1. Keep Call Control Untouched
SIP continues handling:
Call setup
Routing
Session teardown
AI should never block or delay signaling flows.
If the model stalls, the call must not.
2. Provide Controlled Media Access
AI needs structured, low-latency audio access not ad hoc RTP mirrors.
A dedicated media ingress layer should:
Deliver clean, synchronized streams
Enforce strict access controls
Maintain isolation from carrier-grade routing
This keeps voice stability independent from AI experimentation.
3. Make AI Event-Driven, Not Blocking
Real-time AI should:
Consume audio asynchronously
Emit insights as events
Influence calls without controlling them
AI should assist the conversation, not hold it hostage.
4. Design for Explicit Failure Modes
When something goes wrong:
Calls continue
AI errors are surfaced
No silent degradation occurs
If AI operates on partial or delayed data without visibility, trust erodes quickly.
Deterministic failure handling is non-negotiable.
The Real Question: Is Your Architecture AI-Ready?
“AI-ready” shouldn’t mean:
We can fork RTP
We have recording access
We ran a successful demo
It should mean:
Latency is bounded and predictable
Context is preserved explicitly
Media access is controlled and secure
AI failures cannot degrade call stability
And here’s the simplest test:
What happens to your SIP performance when AI traffic doubles?
If that answer is unclear, your architecture isn’t ready.
Final Thought
SIP is still one of the most reliable components in voice infrastructure.

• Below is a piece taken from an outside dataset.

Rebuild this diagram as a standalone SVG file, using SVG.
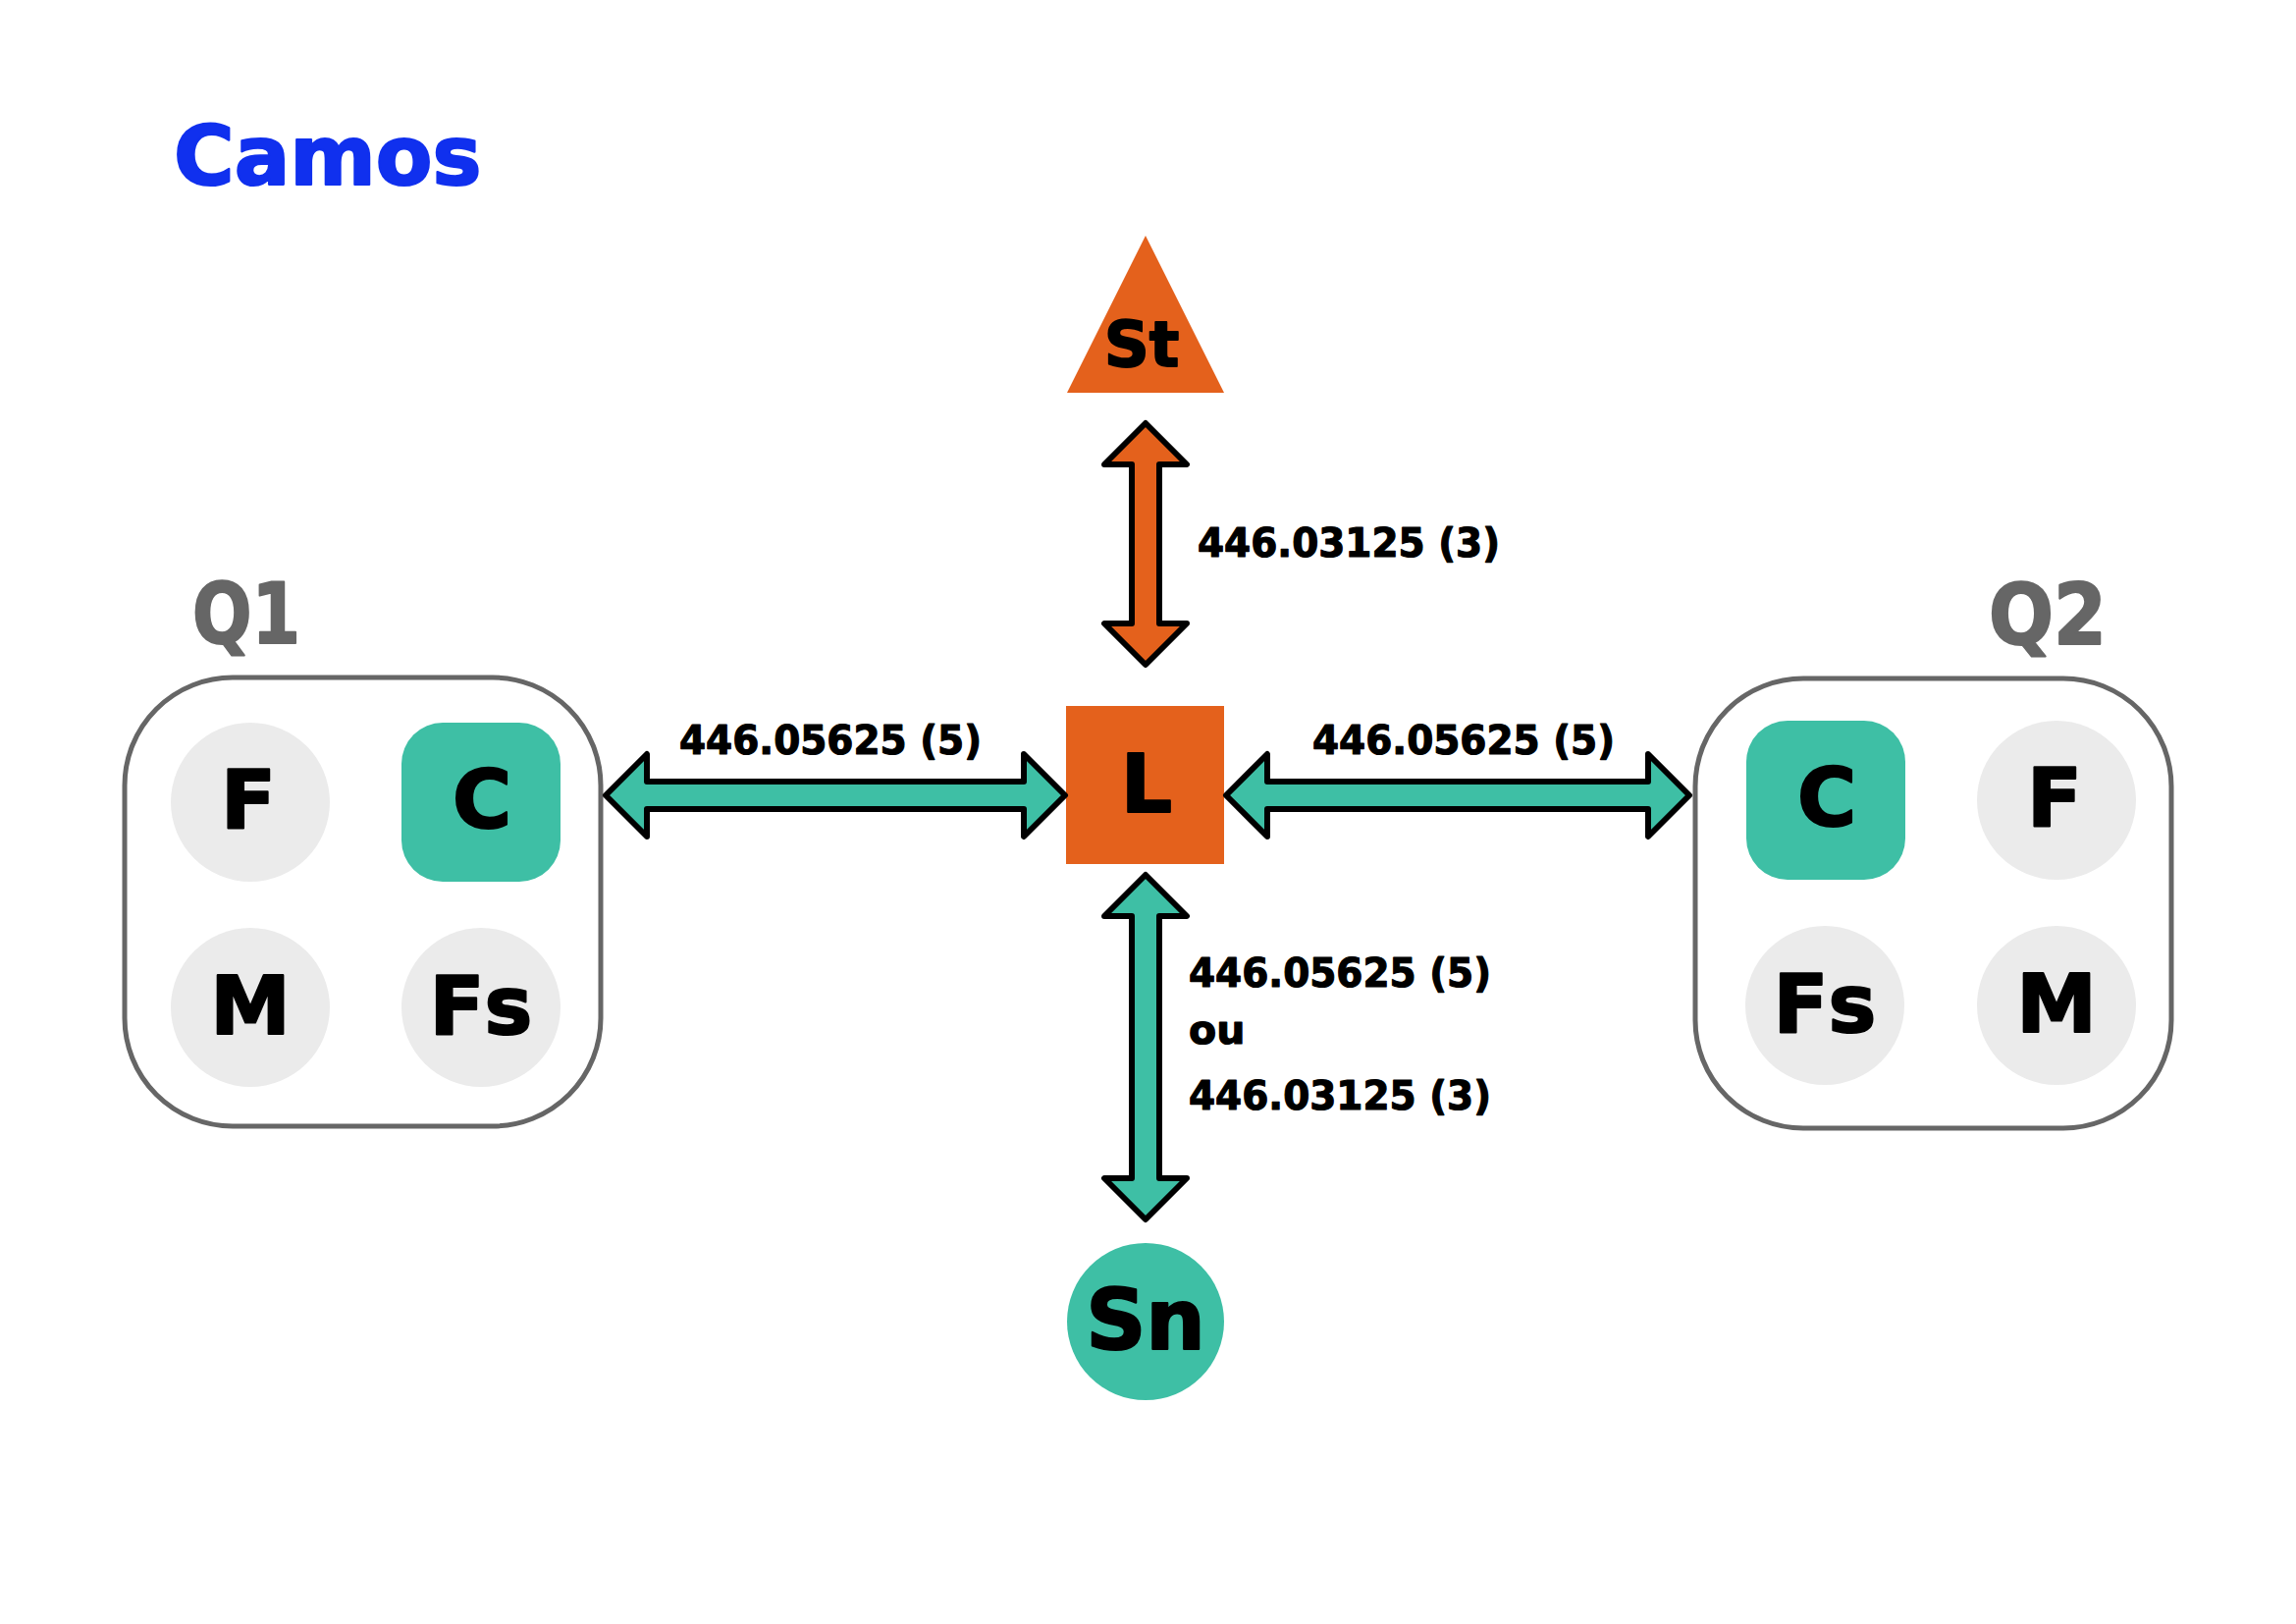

But reliability doesn’t mean adaptability to cognitive workloads.
The future of voice isn’t about replacing SIP.
It’s about respecting what SIP does well and building intelligence layers around it that treat latency, context, and isolation as first-class design constraints.
Because in real-time voice systems, intelligence is only useful if it arrives on time and without breaking the call.